On a tangential note, as a normal touring objective, I think that the Southeast bowl of Big St. Joe is a reasonable contender for a powder skiing venue with Considerable avalanche danger for skiers looking to do something other than the storm day classics.  The approach is a little tricky, but it really does not take much longer to get to the top of the Southeast bowl than to the top of Little St. Joe or Lappi.  And if one gets up there and avalanche conditions are surprisingly stable, one can easily move into more interesting terrain by going to the summit, skiing any of the  South face runs, or making the funky but reasonably quick climb to the Pinball Wizard gully and exiting that way.

Friday, February 1, 2019

Missions, Sheepshead Southwest face


Let's go ski that one!  Photo: Ned Gall
I was able to take advantage of a triple boost of stable snow, a solid partner, and the furlough to ski Sheepshead in the Missions.  I was doubtful that the weather would be good enough, but Ned was keen to have a look, so we headed out at a casual 9:30 after day care drop off. We parked low on the road, but there was plenty of time to ski the peak if conditions allowed.  It took two hours of climbing to surmount the inversion, but once we did we were in a warm, clear, happy world.
Approaching the trailhead below the inversion.
A preliminary look at the face indicated it was in great shape, but the state of the exit gully was an unknown.  I wanted to assess stability in the chute, so we traversed off the summit ridge and climbed the ski run directly, which necessitated a very long and somewhat exposed traverse.  A quick pit coupled with other signs of stability had us confident in stability on this very exposed ski objective.  It is a long grind, but we made steady progress on the climb, switching a few times between booting and steep skinning, and were on the summit about 4.5 hours after leaving the car.  My optimistic planning brain had kicked around the possibility of skiing a second run, but we didn't really have time to.  We both agreed to keep it at one run, but it was going to be one heck of a one-and-done tour.
Ned, booting...
...and skinning on the climb.
The ski run was amazing.  The snow was firm and smooth, and we took our time leapfrogging down the massive face.  We were not able to ski the exit couloir, but had brought crampons and an axe as a backup, and were able to downclimb with a reasonable margin of safety.  The skate across the lakes was quick and fun, and the trail was slow like it normally is.  We made it back to the car about 30 minutes after dark, safe and happy.  I had a fabulous day. Thanks to Leah for letting me stay out late and have this remarkable experience. 
Skiing off Sheepshead, just below the summit. Photo: Ned Gall
Ned skiing on Sheepshead, about half way down the face.
Downclimbing.  Non-trivial but safe.  Thin snow over ice, super glad to have spikes.
Thoughts
In my opinion, this is one of the most iconic lines in the area, with great skiing, but the exposure over cliffs and dubious exit make it too dangerous to be a classic.  Still very much worth doing, with a careful eye on conditions.

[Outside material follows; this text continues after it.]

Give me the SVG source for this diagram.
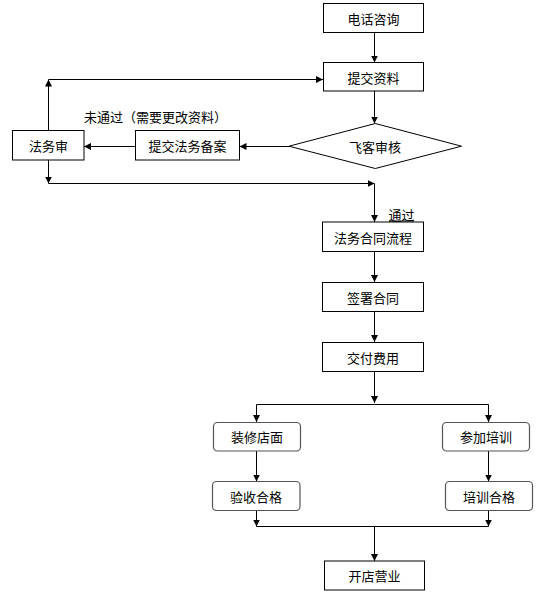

With over 4,000 vertical feet of drop, and a coverage crux at the bottom, finding good conditions is challenging, especially in spring.  I kind of think the best way to do it is in winter when the lower mountain has good skiing and the lakes are frozen, but preferably with enough snow to ski the exit.

Ned is getting after it this winter, skiing a ton and exploring where prudent.  Be like Ned.

Ben Brunsvold skied this in 2008 or 2009.  Perhaps the first ski descent? I would love to hear of anyone skiing it earlier.

I really should spend more time in the Missions figuring out the litany of slightly smaller but still very much worthy ski lines on the lower peaks.  I need to go back and ski Sheepshead's moderate looker's left gully.  I also need to spend two or three days exploring around Kakashe, and am running out of excuses to make an attempt on the Soneielem couloir.